I used the lexicons available here, which are from the following paper : Chen, Y., & Skiena, S. (2014). Building Sentiment Lexicons for All Major Languages. In ACL (2) (pp. 383-389).
I used the speeches available on this page.
I used a Class Speech
which contains the following:
- name of the speaker (Here, the name of the President)
- year of the speech
- number of positive words in the speech
- number of negative words in the speech
- number of words in the speech
- a ratio, (number of positive words - number of negative words)/(number of words).
I created a function getLexicons(positiveList, negativeList)
which put all the positive words from the positive lexicon into a list, and put all the negative words from the negative lexicon into another list.
I then created another function getSpeechAnalysis(speechName, name, year, positiveList, negativeList)

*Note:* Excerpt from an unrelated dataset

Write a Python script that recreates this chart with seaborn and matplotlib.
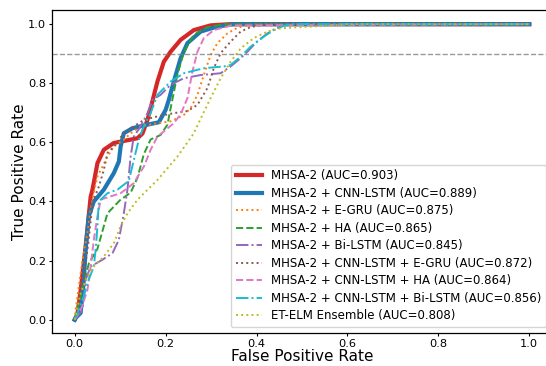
import numpy as np
import pandas as pd
import matplotlib
matplotlib.use("Agg")
import matplotlib.pyplot as plt
import seaborn as sns

# ROC points (FPR, TPR)
red_fpr = [0.0, 0.006, 0.013, 0.024, 0.035, 0.039, 0.05, 0.064, 0.086, 0.138, 0.149, 0.16, 0.167, 0.182, 0.196, 0.211, 0.233, 0.262, 0.299, 0.34, 1.0]
red_tpr = [0.0, 0.02, 0.10, 0.248, 0.416, 0.44, 0.53, 0.575, 0.598, 0.614, 0.63, 0.676, 0.716, 0.806, 0.873, 0.907, 0.947, 0.98, 0.996, 1.0, 1.0]

blue_fpr = [0.0, 0.002, 0.013, 0.02, 0.024, 0.031, 0.042, 0.064, 0.086, 0.097, 0.101, 0.108, 0.127, 0.16, 0.185, 0.2, 0.207, 0.218, 0.233, 0.248, 0.277, 0.314, 0.35, 1.0]
blue_tpr = [0.0, 0.006, 0.023, 0.135, 0.237, 0.35, 0.40, 0.44, 0.496, 0.535, 0.586, 0.631, 0.648, 0.66, 0.668, 0.71, 0.744, 0.806, 0.885, 0.936, 0.975, 0.992, 1.0, 1.0]

egru_fpr = [0.0, 0.002, 0.01, 0.017, 0.028, 0.035, 0.039, 0.05, 0.061, 0.072, 0.086, 0.108, 0.123, 0.145, 0.182, 0.211, 0.24, 0.255, 0.27, 0.284, 0.299, 0.314, 0.336, 0.358, 0.39, 1.0]
egru_tpr = [0.0, 0.034, 0.124, 0.203, 0.293, 0.372, 0.406, 0.485, 0.518, 0.552, 0.586, 0.609, 0.631, 0.654, 0.665, 0.671, 0.693, 0.716, 0.761, 0.828, 0.896, 0.936, 0.969, 0.988, 1.0, 1.0]

ha_fpr = [0.0, 0.013, 0.031, 0.05, 0.072, 0.1, 0.123, 0.138, 0.152, 0.167, 0.189, 0.204, 0.211, 0.226, 0.24, 0.262, 0.292, 0.33, 1.0]
ha_tpr = [0.0, 0.08, 0.19, 0.24, 0.36, 0.405, 0.43, 0.48, 0.56, 0.61, 0.625, 0.66, 0.716, 0.83, 0.905, 0.964, 0.99, 1.0, 1.0]

bilstm_fpr = [0.0, 0.017, 0.024, 0.035, 0.061, 0.083, 0.097, 0.108, 0.116, 0.123, 0.13, 0.145, 0.16, 0.171, 0.189, 0.211, 0.24, 0.277, 0.321, 0.343, 0.365, 0.38, 0.401, 0.424, 0.445, 0.47, 1.0]
bilstm_tpr = [0.0, 0.034, 0.135, 0.18, 0.203, 0.225, 0.27, 0.36, 0.44, 0.552, 0.62, 0.654, 0.699, 0.744, 0.761, 0.795, 0.817, 0.828, 0.834, 0.857, 0.885, 0.907, 0.941, 0.969, 0.988, 1.0, 1.0]

cl_egru_fpr = [0.0, 0.01, 0.02, 0.03, 0.039, 0.053, 0.064, 0.072, 0.086, 0.108, 0.13, 0.152, 0.182, 0.218, 0.248, 0.27, 0.292, 0.306, 0.321, 0.343, 0.365, 0.387, 0.42, 1.0]
cl_egru_tpr = [0.0, 0.06, 0.15, 0.26, 0.394, 0.45, 0.507, 0.564, 0.586, 0.631, 0.654, 0.676, 0.688, 0.699, 0.706, 0.727, 0.784, 0.851, 0.902, 0.941, 0.975, 0.99, 1.0, 1.0]

cl_ha_fpr = [0.0, 0.015, 0.028, 0.035, 0.042, 0.05, 0.057, 0.064, 0.101, 0.13, 0.152, 0.167, 0.182, 0.196, 0.218, 0.233, 0.248, 0.259, 0.27, 0.284, 0.306, 0.345, 1.0]
cl_ha_tpr = [0.0, 0.04, 0.101, 0.18, 0.27, 0.35, 0.406, 0.41, 0.428, 0.462, 0.518, 0.575, 0.62, 0.637, 0.665, 0.695, 0.75, 0.84, 0.907, 0.953, 0.98, 0.996, 1.0]

cl_bilstm_fpr = [0.0, 0.02, 0.028, 0.042, 0.046, 0.05, 0.053, 0.072, 0.094, 0.119, 0.13, 0.141, 0.152, 0.167, 0.182, 0.211, 0.24, 0.284, 0.328, 0.343, 0.365, 0.387, 0.416, 0.438, 0.46, 0.48, 1.0]
cl_bilstm_tpr = [0.0, 0.079, 0.124, 0.18, 0.237, 0.316, 0.40, 0.428, 0.44, 0.47, 0.54, 0.609, 0.654, 0.699, 0.761, 0.806, 0.834, 0.851, 0.857, 0.862, 0.89, 0.924, 0.958, 0.98, 0.995, 1.0, 1.0]

etelm_fpr = [0.0, 0.013, 0.028, 0.042, 0.064, 0.086, 0.101, 0.116, 0.138, 0.182, 0.226, 0.262, 0.277, 0.299, 0.321, 0.343, 0.365, 0.394, 0.424, 0.453, 0.497, 0.56, 0.6, 1.0]
etelm_tpr = [0.0, 0.09, 0.147, 0.18, 0.214, 0.259, 0.316, 0.36, 0.406, 0.473, 0.552, 0.631, 0.68, 0.75, 0.817, 0.873, 0.918, 0.953, 0.975, 0.986, 0.99, 0.995, 1.0, 1.0]

labels = [
    "MHSA-2 (AUC=0.903)",
    "MHSA-2 + CNN-LSTM (AUC=0.889)",
    "MHSA-2 + E-GRU (AUC=0.875)",
    "MHSA-2 + HA (AUC=0.865)",
    "MHSA-2 + Bi-LSTM (AUC=0.845)",
    "MHSA-2 + CNN-LSTM + E-GRU (AUC=0.872)",
    "MHSA-2 + CNN-LSTM + HA (AUC=0.864)",
    "MHSA-2 + CNN-LSTM + Bi-LSTM (AUC=0.856)",
    "ET-ELM Ensemble (AUC=0.808)",
]
curves = [
    (red_fpr, red_tpr), (blue_fpr, blue_tpr), (egru_fpr, egru_tpr),
    (ha_fpr, ha_tpr), (bilstm_fpr, bilstm_tpr), (cl_egru_fpr, cl_egru_tpr),
    (cl_ha_fpr, cl_ha_tpr), (cl_bilstm_fpr, cl_bilstm_tpr), (etelm_fpr, etelm_tpr),
]
colors = ["#d62728", "#1f77b4", "#ff7f0e", "#2ca02c", "#9467bd",
          "#8c564b", "#e377c2", "#17becf", "#bcbd22"]
styles = ["-", "-", ":", "--", "-.", ":", "--", "-.", ":"]
widths = [3, 3, 1.4, 1.4, 1.4, 1.4, 1.4, 1.4, 1.4]

fig = plt.figure(figsize=(5.46, 3.66), dpi=100)
ax = fig.add_axes([52 / 546, 1 - 333 / 366, 500 / 546, 323 / 366])

for (fpr, tpr), lab, c, ls, lw in zip(curves, labels, colors, styles, widths):
    df = pd.DataFrame({"fpr": fpr, "tpr": tpr})
    sns.lineplot(data=df, x="fpr", y="tpr", sort=False, ax=ax, label=lab,
                 color=c, linestyle=ls, linewidth=lw)

ax.axhline(0.9, color="gray", linestyle="--", linewidth=1, alpha=0.8)

ax.set_xlim(-0.05, 1.05)
ax.set_ylim(-0.045, 1.048)
ax.set_xticks([0.0, 0.2, 0.4, 0.6, 0.8, 1.0])
ax.set_yticks([0.0, 0.2, 0.4, 0.6, 0.8, 1.0])
ax.tick_params(labelsize=8.2, length=2.5, pad=1.8)
for s in ax.spines.values():
    s.set_linewidth(0.9)
ax.set_xlabel("False Positive Rate", fontsize=11, labelpad=0)
ax.set_ylabel("True Positive Rate", fontsize=11, labelpad=1)
ax.legend(loc="lower right", fontsize=8.5, labelspacing=0.38, handlelength=2.2)

fig.savefig("out.png", dpi=100)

which return a speech class with all the information we need (number of words, number of positive/negative words...).
Then, after initializing the environment with the first function, I applied this last function to a list of speeches (the end-of-the-year speech given by the Frencg President).
I obtained the following results:
-
On this graphe, we can see the positivness ratio evolving among time. We can see where the different Presidents position themselves compared to the moving average.
-
On this graphe, I draw a boxplot for every President. Thus, we can see the median, the first and third quartile, the maximum and the minimum for every President.